- Yelp shared its long-standing grievances about Google at a hearing at the Senate Antitrust Subcommittee on “Self-Preferencing by Digital Platforms” on Tuesday.
- The testimony demonstrated how Yelp’s persistent claims of Google’s anticompetitive practices are now coming into focus as lawmakers and regulators probe Big Tech.
- Google has said it makes changes in search to benefit its users and surface answers more efficiently.
Yelp, one of Google’s most enduring critics, got to share its grievances with senators on the Antitrust Subcommittee on Tuesday.
At a hearing dedicated to “Examining Self-Preferencing by Digital Platforms,” Luther Lowe, Yelp’s senior vice president of public policy, laid out the company’s long-standing claims against Google. Yelp, which delivers local search results for consumers looking for restaurants or other businesses, has persistently complained that Google favors its own products and services in search, often at the expense to consumers in terms of quality.
Now, Yelp isn’t the only one paying attention.
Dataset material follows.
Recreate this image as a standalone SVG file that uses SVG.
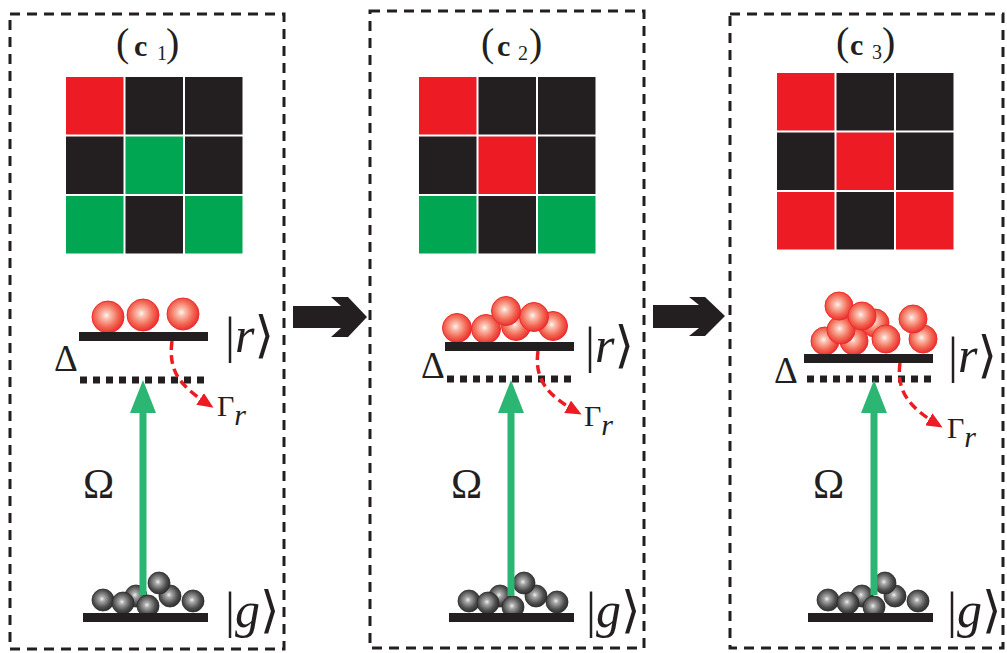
<svg xmlns="http://www.w3.org/2000/svg" width="1007" height="653" viewBox="0 0 1007 653" font-family="'Liberation Serif', 'DejaVu Serif', serif">
  <defs>
    <radialGradient id="redBall" cx="0.45" cy="0.45" r="0.6">
      <stop offset="0" stop-color="#FFF6F2"/>
      <stop offset="0.18" stop-color="#FBC2B2"/>
      <stop offset="0.6" stop-color="#F26A55"/>
      <stop offset="1" stop-color="#EC2027"/>
    </radialGradient>
    <radialGradient id="grayBall" cx="0.45" cy="0.45" r="0.6">
      <stop offset="0" stop-color="#F2F2F2"/>
      <stop offset="0.2" stop-color="#A9A9A9"/>
      <stop offset="0.65" stop-color="#4E4E4E"/>
      <stop offset="1" stop-color="#262626"/>
    </radialGradient>
    <marker id="redHead" markerWidth="16" markerHeight="14" refX="13" refY="7" orient="auto" markerUnits="userSpaceOnUse">
      <path d="M0,0 L16,7 L0,14 z" fill="#ED1C24"/>
    </marker>
  </defs>
  <style>
    .frame{fill:none;stroke:#231F20;stroke-width:3;stroke-dasharray:10 7}
    .cr{fill:#ED1C24}
    .ck{fill:#231F20}
    .cg{fill:#00A651}
    .bar{fill:#231F20}
    .lvl{stroke:#231F20;stroke-width:7;stroke-dasharray:7 6}
    .pump{stroke:#2BB673;stroke-width:7}
    .pumphead{fill:#2BB673}
    .decay{fill:none;stroke:#ED1C24;stroke-width:3.5;stroke-dasharray:9 5}
    .rb{fill:url(#redBall);stroke:#EE2A2A;stroke-width:1}
    .gb{fill:url(#grayBall);stroke:#2A2A2A;stroke-width:0.8}
    .step{fill:#231F20}
    text{fill:#231F20}
    .ket{font-size:50px}
    .title{font-size:40px}
    .tc{font-size:30px;font-weight:bold}
    .ts{font-size:20px}
    .big{font-size:42px}
    .delta{font-size:37px}
    .gam{font-size:30px}
    .it{font-style:italic}
  </style>

  <!-- panel c1 -->
  <g id="panel-c1">
    <rect class="frame" x="10" y="14" width="274" height="635"/>
    <text class="title" x="116" y="56">(</text>
    <text class="tc" x="134" y="56">c</text>
    <text class="ts" x="157" y="60">1</text>
    <text class="title" x="166" y="56">)</text>
    <rect class="cr" x="66" y="77" width="57.5" height="57.5"/>
    <rect class="ck" x="125.5" y="77" width="57.5" height="57.5"/>
    <rect class="ck" x="185" y="77" width="57.5" height="57.5"/>
    <rect class="ck" x="66" y="136.5" width="57.5" height="57.5"/>
    <rect class="cg" x="125.5" y="136.5" width="57.5" height="57.5"/>
    <rect class="ck" x="185" y="136.5" width="57.5" height="57.5"/>
    <rect class="cg" x="66" y="196" width="57.5" height="57.5"/>
    <rect class="ck" x="125.5" y="196" width="57.5" height="57.5"/>
    <rect class="cg" x="185" y="196" width="57.5" height="57.5"/>
  </g>
  <g id="rydberg-c1">
    <circle class="rb" cx="108" cy="317" r="16"/>
    <circle class="rb" cx="143" cy="315" r="16"/>
    <circle class="rb" cx="183" cy="314" r="16"/>
    <rect class="bar" x="79" y="332" width="129" height="9"/>
    <line class="lvl" x1="80" y1="380" x2="206" y2="380"/>
    <text class="delta" x="54" y="371">Δ</text>
    <text class="ket" x="225" y="352">|<tspan class="it">r</tspan>⟩</text>
    <text class="gam" x="217" y="416">Γ<tspan class="it" dy="9">r</tspan></text>
  </g>
  <g id="ground-c1">
    <circle class="gb" cx="136" cy="596" r="11"/>
    <circle class="gb" cx="103" cy="600" r="11"/>
    <circle class="gb" cx="123" cy="603" r="11"/>
    <circle class="gb" cx="170" cy="596" r="11"/>
    <circle class="gb" cx="148" cy="606" r="11"/>
    <circle class="gb" cx="159" cy="583" r="11"/>
    <circle class="gb" cx="193" cy="601" r="11"/>
    <rect class="bar" x="83" y="613" width="125" height="9"/>
    <text class="ket" x="225" y="627">|<tspan class="it">g</tspan>⟩</text>
    <text class="big" x="83" y="498">Ω</text>
  </g>

  <!-- panel c2 -->
  <g id="panel-c2">
    <rect class="frame" x="370" y="11" width="274" height="637"/>
    <text class="title" x="481" y="56">(</text>
    <text class="tc" x="497" y="56">c</text>
    <text class="ts" x="518" y="60">2</text>
    <text class="title" x="529" y="56">)</text>
    <rect class="cr" x="419" y="77" width="57.5" height="57.5"/>
    <rect class="ck" x="478.5" y="77" width="57.5" height="57.5"/>
    <rect class="ck" x="538" y="77" width="57.5" height="57.5"/>
    <rect class="ck" x="419" y="136.5" width="57.5" height="57.5"/>
    <rect class="cr" x="478.5" y="136.5" width="57.5" height="57.5"/>
    <rect class="ck" x="538" y="136.5" width="57.5" height="57.5"/>
    <rect class="cg" x="419" y="196" width="57.5" height="57.5"/>
    <rect class="ck" x="478.5" y="196" width="57.5" height="57.5"/>
    <rect class="cg" x="538" y="196" width="57.5" height="57.5"/>
  </g>
  <g id="rydberg-c2">
    <circle class="rb" cx="457" cy="328" r="14.5"/>
    <circle class="rb" cx="486" cy="329" r="14.5"/>
    <circle class="rb" cx="516" cy="326" r="14.5"/>
    <circle class="rb" cx="553" cy="326" r="14.5"/>
    <circle class="rb" cx="534" cy="317" r="14.5"/>
    <circle class="rb" cx="506" cy="311" r="14.5"/>
    <rect class="bar" x="445" y="342" width="129" height="9"/>
    <line class="lvl" x1="447" y1="379" x2="573" y2="379"/>
    <text class="delta" x="421" y="378">Δ</text>
    <text class="ket" x="585" y="362">|<tspan class="it">r</tspan>⟩</text>
    <text class="gam" x="584" y="426">Γ<tspan class="it" dy="9">r</tspan></text>
  </g>
  <g id="ground-c2">
    <circle class="gb" cx="500" cy="596" r="11"/>
    <circle class="gb" cx="469" cy="601" r="11"/>
    <circle class="gb" cx="488" cy="603" r="11"/>
    <circle class="gb" cx="536" cy="596" r="11"/>
    <circle class="gb" cx="513" cy="607" r="11"/>
    <circle class="gb" cx="524" cy="583" r="11"/>
    <circle class="gb" cx="557" cy="602" r="11"/>
    <rect class="bar" x="449" y="613" width="125" height="9"/>
    <text class="ket" x="586" y="627">|<tspan class="it">g</tspan>⟩</text>
    <text class="big" x="451" y="498">Ω</text>
  </g>

  <!-- panel c3 -->
  <g id="panel-c3">
    <rect class="frame" x="730" y="14" width="273" height="634"/>
    <text class="title" x="836" y="55">(</text>
    <text class="tc" x="850" y="55">c</text>
    <text class="ts" x="872" y="59">3</text>
    <text class="title" x="882" y="55">)</text>
    <rect class="cr" x="777" y="73" width="57.5" height="57.5"/>
    <rect class="ck" x="836.5" y="73" width="57.5" height="57.5"/>
    <rect class="ck" x="896" y="73" width="57.5" height="57.5"/>
    <rect class="ck" x="777" y="132.5" width="57.5" height="57.5"/>
    <rect class="cr" x="836.5" y="132.5" width="57.5" height="57.5"/>
    <rect class="ck" x="896" y="132.5" width="57.5" height="57.5"/>
    <rect class="cr" x="777" y="192" width="57.5" height="57.5"/>
    <rect class="ck" x="836.5" y="192" width="57.5" height="57.5"/>
    <rect class="cr" x="896" y="192" width="57.5" height="57.5"/>
  </g>
  <g id="rydberg-c3">
    <circle class="rb" cx="875" cy="323" r="14"/>
    <circle class="rb" cx="825" cy="341" r="14"/>
    <circle class="rb" cx="854" cy="341" r="14"/>
    <circle class="rb" cx="886" cy="339" r="14"/>
    <circle class="rb" cx="841" cy="330" r="14"/>
    <circle class="rb" cx="839" cy="306" r="14"/>
    <circle class="rb" cx="862" cy="316" r="14"/>
    <circle class="rb" cx="923" cy="339" r="14"/>
    <circle class="rb" cx="913" cy="319" r="14"/>
    <rect class="bar" x="804" y="354" width="129" height="9"/>
    <line class="lvl" x1="807" y1="379" x2="933" y2="379"/>
    <text class="delta" x="774" y="383">Δ</text>
    <text class="ket" x="948" y="372">|<tspan class="it">r</tspan>⟩</text>
    <text class="gam" x="947" y="438">Γ<tspan class="it" dy="9">r</tspan></text>
  </g>
  <g id="ground-c3">
    <circle class="gb" cx="862" cy="596" r="11"/>
    <circle class="gb" cx="828" cy="600" r="11"/>
    <circle class="gb" cx="848" cy="603" r="11"/>
    <circle class="gb" cx="895" cy="596" r="11"/>
    <circle class="gb" cx="874" cy="607" r="11"/>
    <circle class="gb" cx="885" cy="583" r="11"/>
    <circle class="gb" cx="918" cy="601" r="11"/>
    <rect class="bar" x="808" y="613" width="125" height="9"/>
    <text class="ket" x="947" y="627">|<tspan class="it">g</tspan>⟩</text>
    <text class="big" x="813" y="498">Ω</text>
  </g>

  <!-- transitions and step arrows -->
  <g id="connectors">
    <line class="pump" x1="143" y1="595" x2="143" y2="405"/>
    <polygon class="pumphead" points="143,380 130,413 156,413"/>
    <line class="pump" x1="511" y1="596" x2="511" y2="405"/>
    <polygon class="pumphead" points="511,380 498,413 524,413"/>
    <line class="pump" x1="874" y1="595" x2="874" y2="405"/>
    <polygon class="pumphead" points="874,380 861,413 887,413"/>

    <path class="decay" d="M172,341 C168,372 180,386 211,406" marker-end="url(#redHead)"/>
    <path class="decay" d="M538,351 C534,380 548,396 579,413" marker-end="url(#redHead)"/>
    <path class="decay" d="M900,363 C896,392 910,408 940,426" marker-end="url(#redHead)"/>

    <polygon class="step" points="293,306 341,306 331,297 348,297 367,317 348,337 331,337 341,328 293,328"/>
    <polygon class="step" points="653,305 699,305 689,297 705,297 725,316 705,336 689,336 699,328 653,328"/>
  </g>
</svg>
Regulators and lawmakers across the political spectrum are raising concerns about the power Big Tech companies wield over competitors who also rely on their services. Tuesday’s hearing was another demonstration that Yelp’s complaints are finally resonating in the U.S. as lawmakers introduce new policies and ramp up oversight.
Google didn’t always try to stifle competition, according to Lowe, who acknowledged co-founder Larry Page’s 2004 claim that, “We want to get you out of Google and to the right place as fast as possible.” But Lowe said Google’s approach later shifted from this model around 2007 when it added answer boxes or “OneBoxes” that surfaced what Google seemed to determine would be the most relevant result for a user.
Because Google displayed the answer boxes at the top of search results, Lowe argued in his prepared testimony, “it had conditioned consumers to expect for the best or most relevant results from around the web — even though they no longer were. By doing so, Google physically demoted non-Google results even if they contained information with higher quality scores than the information Google.” Some of those non-Google results included Yelp, which Lowe said gets about 80% of its web traffic from Google.
“We build Google Search for our users,” a Google spokesperson said in an emailed statement. “People want quick access to information and we’re constantly improving Search to help people easily find what they’re looking for — whether it’s information on a web page, directions on a map, products for sale or a translation.”
The Federal Trade Commission previously investigated Google’s search engine, concluding in a 2013 statement that “Google’s display of its own content could plausibly be viewed as an improvement in the overall quality of Google’s search product. Similarly, we have not found sufficient evidence that Google manipulates its search algorithms to unfairly disadvantage vertical websites that compete with Google-owned vertical properties.” Documents later leaked to the Journal showed FTC staff had recommended bringing a case against Google, however.
Lowe said the FTC’s 2013 decision “has not aged well.”
“Antitrust law does not permit Google to hide behind one defensible product decision (such as the introduction of OneBoxes, generally) to shield its entirely separate, and anticompetitive, deceptive self-preferencing (such as excluding rivals from the OneBoxes),” Lowe said in his prepared testimony.
Subcommittee Chairman Mike Lee, R-Utah, appeared the most hesitant of the senators present about imposing greater regulation on tech companies, saying he was concerned “we might overshoot the mark.”
“We also cannot fall prey to the mentality that treats big as categorically bad,” Lee said in his opening remarks.
Lee asked Lowe how traffic from Google to Yelp has changed over time. Lowe said it’s remained relatively stable at about 80%, but that the number to track is the total amount of search result traffic that is directed outside of Google. He claimed the “majority of traffic going to Google either terminates on Google or it goes to Google secondary pages.”
In his opening statement, Lowe said, “Google grew on the promise of a web-shaped Google, but instead, we got a Google-shaped web, to everyone’s detriment.”
Some senators on the committee came out with their own remedies to tackle Google and other Big Tech companies on the same day as the hearing.
Minnesota Sen. Amy Klobuchar, the top Democrat on the subcommittee, introduced a bill Tuesday that would prohibit “exclusionary conduct” that risks harming competition and shift the burden of proof in merger proposals onto dominant companies to show their deals would not be anticompetitive. Democratic Sens. Richard Blumenthal of Connecticut and Cory Booker of New Jersey are co-sponsors.
Blumenthal and Sen. Josh Hawley, R-Mo., who both sit on the antitrust subcommittee, urged Attorney General William Barr Tuesday to examine Google’s dominance in search in its ongoing investigation. The Senators expressed concern about the Department of Justice limiting theories of harm to Google’s advertising business, citing a February Wall Street Journal article that described an internal focus on Google’s ad technology.